El plomo pérfido había adelantado el silencio definitivo, pero al dolor de la poesía que ya no brotaría de aquel ser se unió el de su más ardiente defensor, Chacón y Calvo, quién se achacaría hasta el final haberle facilitado el dinero a Federico García Lorca para el traslado a SU Granada, donde la muerte intentó, en vano, convertirlo en quietud, polvo y olvido un 18 de agosto de 1936.


Epílogo

“No olvidéis que en América ser poeta es algo más que ser príncipe”.

Federico García Lorca, en carta desde Cuba a sus padres

Los poetas no son nunca príncipes, Federico, acaso prestidigitadores, orfebres apócrifos de un arte en desuso, mal recompensado, pero nunca príncipes o querubes para adorar como esquirlas falsamente puras.

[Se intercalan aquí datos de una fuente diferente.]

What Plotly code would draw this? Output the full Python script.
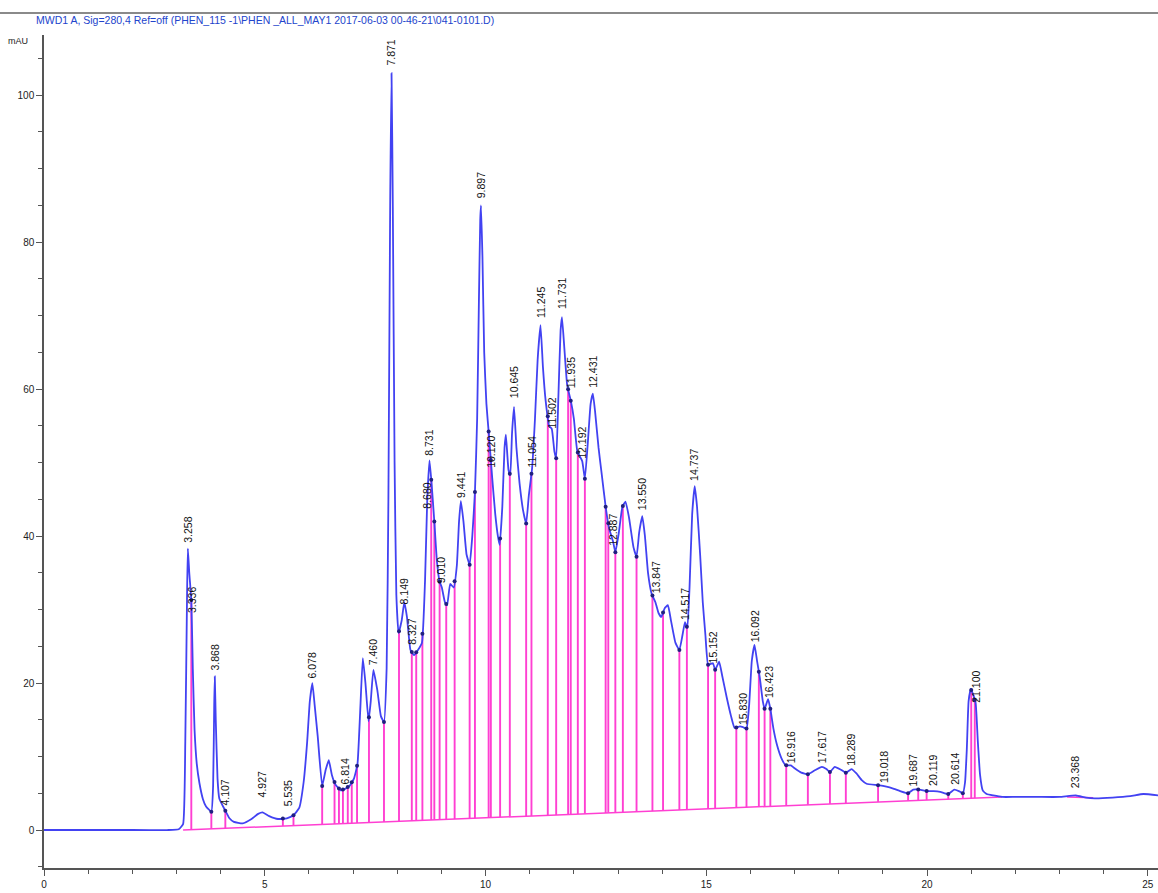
import numpy as np
import plotly.graph_objects as go

# ---- traced signal (retention time in min, absorbance in mAU) ----
sig_t = [0.00, 1.00, 2.00, 2.80, 3.05, 3.15, 3.20, 3.24, 3.258, 3.29, 3.336, 3.37, 3.41, 3.46, 3.52,
         3.60, 3.67, 3.79, 3.83, 3.855, 3.868, 3.89, 3.93, 3.97, 4.10, 4.20, 4.30, 4.50, 4.70, 4.85,
         4.95, 5.10, 5.30, 5.50, 5.65, 5.78, 5.88, 5.96, 6.02, 6.078, 6.13, 6.20, 6.30, 6.38, 6.45,
         6.52, 6.60, 6.72, 6.82, 6.92, 7.02, 7.10, 7.16, 7.22, 7.28, 7.35, 7.40, 7.46, 7.55, 7.63,
         7.70, 7.76, 7.80, 7.84, 7.871, 7.90, 7.94, 7.98, 8.03, 8.10, 8.16, 8.22, 8.30, 8.38, 8.47,
         8.56, 8.63, 8.68, 8.731, 8.78, 8.84, 8.90, 8.96, 9.01, 9.08, 9.13, 9.20, 9.28, 9.35, 9.40,
         9.441, 9.50, 9.57, 9.64, 9.70, 9.76, 9.81, 9.85, 9.88, 9.897, 9.93, 9.97, 10.02, 10.08, 10.15,
         10.22, 10.28, 10.32, 10.38, 10.43, 10.46, 10.52, 10.56, 10.60, 10.645, 10.70, 10.77, 10.85, 10.92, 10.98,
         11.054, 11.12, 11.18, 11.245, 11.30, 11.36, 11.44, 11.50, 11.56, 11.60, 11.65, 11.70, 11.731, 11.78, 11.85,
         11.935, 12.00, 12.08, 12.19, 12.25, 12.32, 12.38, 12.431, 12.48, 12.56, 12.63, 12.72, 12.80, 12.887, 12.94,
         13.02, 13.10, 13.17, 13.25, 13.35, 13.42, 13.48, 13.55, 13.61, 13.68, 13.76, 13.847, 13.92, 13.98, 14.06,
         14.13, 14.20, 14.30, 14.39, 14.46, 14.517, 14.57, 14.62, 14.68, 14.737, 14.79, 14.86, 14.92, 14.98, 15.04,
         15.10, 15.152, 15.20, 15.29, 15.36, 15.46, 15.56, 15.64, 15.76, 15.83, 15.91, 15.97, 16.03, 16.092, 16.15,
         16.21, 16.28, 16.32, 16.40, 16.45, 16.52, 16.60, 16.70, 16.80, 16.916, 17.00, 17.15, 17.30, 17.45, 17.617,
         17.72, 17.80, 17.91, 18.05, 18.16, 18.289, 18.40, 18.52, 18.63, 18.89, 19.08, 19.25, 19.39, 19.57, 19.687,
         19.83, 19.99, 20.15, 20.30, 20.48, 20.614, 20.72, 20.81, 20.86, 20.90, 20.94, 20.99, 21.04, 21.10, 21.15,
         21.20, 21.26, 21.35, 21.50, 21.70, 22.00, 22.50, 23.00, 23.368, 23.60, 23.80, 24.20, 24.60, 24.90, 25.25]
sig_mau = [0.0, 0.0, 0.0, 0.0, 0.1, 0.8, 12, 32, 38.3, 35, 31.3, 22, 13.6, 9.0, 6.4,
           4.2, 3.2, 2.5, 6, 17, 20.9, 15, 7, 4.3, 2.7, 1.6, 1.1, 0.9, 1.5, 2.2,
           2.4, 1.9, 1.5, 1.6, 2.0, 3.0, 6.5, 12, 17.5, 20.0, 17, 12.7, 6.0, 8.2, 9.5,
           7.5, 6.2, 5.4, 5.6, 6.0, 7.0, 9.0, 16, 23.4, 20, 14.8, 17.5, 21.8, 19, 15.5,
           14.7, 22, 45, 85, 103, 85, 50, 32, 26.8, 28.5, 31.0, 29, 24.5, 23.8, 24.5,
           25.5, 34, 45, 50.3, 47, 42, 36.5, 33.8, 33.0, 31.0, 30.6, 33.5, 33.0, 36, 42,
           44.8, 42, 37.5, 36.1, 40, 46, 56, 72, 83, 85.0, 78, 65, 58, 53.5, 48,
           43, 40, 38.8, 44, 52, 53.8, 49, 48.3, 54, 57.6, 52, 47.2, 43.5, 41.7, 45.5,
           49.2, 56, 64, 68.7, 63, 58.5, 55, 54.6, 51.5, 50.6, 59, 68, 69.8, 66, 60.5,
           58.3, 56, 51.5, 50.2, 47.8, 53, 58, 59.4, 57, 52, 48.5, 44, 41, 39.3, 37.8,
           40.5, 44, 44.7, 42.5, 38.5, 37.2, 40.5, 42.7, 40, 35, 32.2, 31.0, 29.5, 29.0, 30.2,
           30.6, 28.5, 25.5, 24.5, 26.5, 28.3, 27.5, 33, 43, 46.8, 44, 37.5, 31, 26.5, 22.5,
           22.6, 22.7, 21.8, 22.9, 21, 18.1, 15.5, 13.9, 14.1, 14.0, 13.8, 17, 23, 25.2, 23,
           20.8, 17.5, 16.5, 17.8, 16.5, 13.8, 11.6, 9.8, 8.8, 8.8, 8.4, 7.8, 7.6, 8.1, 8.6,
           8.3, 7.9, 8.6, 8.2, 7.8, 8.3, 7.7, 6.8, 6.3, 6.1, 5.9, 5.6, 5.3, 5.0, 5.5,
           5.5, 5.3, 5.3, 5.2, 4.9, 5.5, 5.3, 5.0, 6.5, 11, 17.5, 19.2, 18.5, 17.3, 12,
           7.5, 5.4, 4.9, 4.7, 4.5, 4.5, 4.5, 4.5, 4.7, 4.4, 4.3, 4.4, 4.6, 4.9, 4.7]

# ---- integration baseline ----
base_t = [3.15, 21.70]
base_mau = [0.0, 4.5]
base2_t = [23.17, 23.76]
base2_mau = [4.5, 4.4]

# ---- integration event (drop line) times ----
drop_t = [3.336, 3.79, 4.107, 5.41, 5.65, 6.30, 6.58, 6.68, 6.77, 6.88, 6.97, 7.09, 7.36, 7.70,
          8.04, 8.33, 8.43, 8.57, 8.77, 8.84, 8.96, 9.11, 9.30, 9.64, 9.76, 10.07, 10.12, 10.33,
          10.55, 10.92, 11.04, 11.41, 11.60, 11.87, 11.93, 12.09, 12.25, 12.72, 12.78, 12.94, 13.11,
          13.42, 13.78, 14.02, 14.39, 14.56, 15.04, 15.20, 15.68, 15.91, 16.19, 16.32, 16.45, 16.81,
          17.30, 17.80, 18.16, 18.89, 19.57, 19.80, 19.99, 20.48, 20.81, 21.00, 21.08]

# ---- peak labels (retention time text, height where label starts) ----
peak_rt = [3.258, 3.336, 3.868, 4.107, 4.927, 5.535, 6.078, 6.814, 7.460, 7.871, 8.149, 8.327,
           8.680, 8.731, 9.010, 9.441, 9.897, 10.120, 10.645, 11.054, 11.245, 11.502, 11.731,
           11.935, 12.192, 12.431, 12.887, 13.550, 13.847, 14.517, 14.737, 15.152, 15.830,
           16.092, 16.423, 16.916, 17.617, 18.289, 19.018, 19.687, 20.119, 20.614, 21.100, 23.368]
peak_label = ["3.258", "3.336", "3.868", "4.107", "4.927", "5.535", "6.078", "6.814", "7.460",
              "7.871", "8.149", "8.327", "8.680", "8.731", "9.010", "9.441", "9.897", "10.120",
              "10.645", "11.054", "11.245", "11.502", "11.731", "11.935", "12.192", "12.431",
              "12.887", "13.550", "13.847", "14.517", "14.737", "15.152", "15.830", "16.092",
              "16.423", "16.916", "17.617", "18.289", "19.018", "19.687", "20.119", "20.614",
              "21.100", "23.368"]
label_mau = [38.8, 29.3, 21.4, 3.1, 4.1, 3.0, 20.4, 5.9, 22.2, 103.7, 30.4, 24.9,
             43.5, 50.6, 33.3, 44.9, 85.7, 49.0, 58.5, 49.0, 69.4, 54.4, 70.7,
             59.9, 50.3, 59.9, 38.4, 43.3, 32.0, 28.3, 47.2, 22.4, 14.0,
             25.2, 17.7, 8.8, 8.8, 8.4, 6.1, 5.7, 5.7, 5.9, 17.0, 5.4]

x_ticks = [0, 5, 10, 15, 20, 25]
y_ticks = [0, 20, 40, 60, 80, 100]

title_text = "MWD1 A, Sig=280,4 Ref=off (PHEN_115 -1\\PHEN _ALL_MAY1 2017-06-03 00-46-21\\041-0101.D)"

# ---- build ----
W, H = 1158, 893
ML, MR, MT, MB = 44, 0, 35, 25
PW, PH = W - ML - MR, H - MT - MB

def px_to_paper_x(px):
    return (px - ML) / PW

def py_to_paper_y(py):
    return 1 - (py - MT) / PH

st = np.array(sig_t)
sy = np.array(sig_mau)

dx, dy, mx, my = [], [], [], []
for t in drop_t:
    b = float(np.interp(t, base_t, base_mau))
    top = float(np.interp(t, st, sy))
    dx += [t, t, None]
    dy += [b, top, None]
    mx.append(t)
    my.append(top)

fig = go.Figure()

PINK = "#ff3fd2"
BLUE = "#4242f2"

fig.add_trace(go.Scatter(x=dx, y=dy, mode="lines",
                         line=dict(color=PINK, width=1.9), hoverinfo="skip", showlegend=False))
fig.add_trace(go.Scatter(x=base_t, y=base_mau, mode="lines",
                         line=dict(color=PINK, width=1.5), showlegend=False))
fig.add_trace(go.Scatter(x=base2_t, y=base2_mau, mode="lines",
                         line=dict(color=PINK, width=1.5), showlegend=False))
fig.add_trace(go.Scatter(x=sig_t, y=sig_mau, mode="lines",
                         line=dict(color=BLUE, width=1.8, shape="spline", smoothing=0.4),
                         showlegend=False))
fig.add_trace(go.Scatter(x=mx, y=my, mode="markers",
                         marker=dict(color="#202080", size=4), showlegend=False))

for t, lab, h in zip(peak_rt, peak_label, label_mau):
    fig.add_annotation(x=t, y=h, xref="x", yref="y", text=lab, showarrow=False,
                       textangle=-90, xanchor="center", yanchor="bottom",
                       font=dict(family="Liberation Sans", size=10.5, color="#111111"))

# header text and line
fig.add_annotation(x=px_to_paper_x(34), y=py_to_paper_y(20), xref="paper", yref="paper",
                   text=title_text, showarrow=False, xanchor="left", yanchor="middle",
                   font=dict(family="Liberation Sans", size=10.5, color="#2244cc"))
fig.add_annotation(x=px_to_paper_x(30), y=py_to_paper_y(41), xref="paper", yref="paper",
                   text="mAU", showarrow=False, xanchor="right", yanchor="middle",
                   font=dict(family="Liberation Sans", size=9, color="#222222"))
fig.add_shape(type="line", xref="paper", yref="paper",
              x0=px_to_paper_x(0), x1=px_to_paper_x(W), y0=py_to_paper_y(13), y1=py_to_paper_y(13),
              line=dict(color="#8a8a8a", width=2))

fig.update_layout(
    width=W, height=H,
    margin=dict(l=ML, r=MR, t=MT, b=MB),
    paper_bgcolor="white", plot_bgcolor="white",
    font=dict(family="Liberation Sans", size=10, color="#222222"),
    showlegend=False,
)
fig.update_xaxes(range=[0, 25.23], tickvals=x_ticks, ticks="outside", ticklen=6,
                 tickcolor="#555555", showline=True, linecolor="#555555", linewidth=1.5,
                 showgrid=False, zeroline=False,
                 minor=dict(dtick=1, ticks="outside", ticklen=4, tickcolor="#555555"),
                 tickfont=dict(size=10))
fig.update_yaxes(range=[-5.17, 108.2], tickvals=y_ticks, ticks="outside", ticklen=6,
                 tickcolor="#555555", showline=True, linecolor="#555555", linewidth=1.5,
                 showgrid=False, zeroline=False,
                 minor=dict(dtick=5, ticks="outside", ticklen=4, tickcolor="#555555"),
                 tickfont=dict(size=10))

fig.write_html("out.html")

El poeta es barro entre los charcos de orine al amanecer del trópico, luz apenas de los alambiques improvisados de las cárceles, eco de los muros sordos al poder e insistencia de las olas, sopladores de arena fundida que no llega a ser cristal.

Verdad a medias, el poeta es brisa que pasa y no se desvanece. Tú, Federico, dejaste parte del duende andaluzYo sé que mi perfil será tranquilo/ en el norte de un cielo sin reflejo«) escondido en detalles nimios de tu Habana, donde la lluvia a media noche, amante fiel, aún te canta.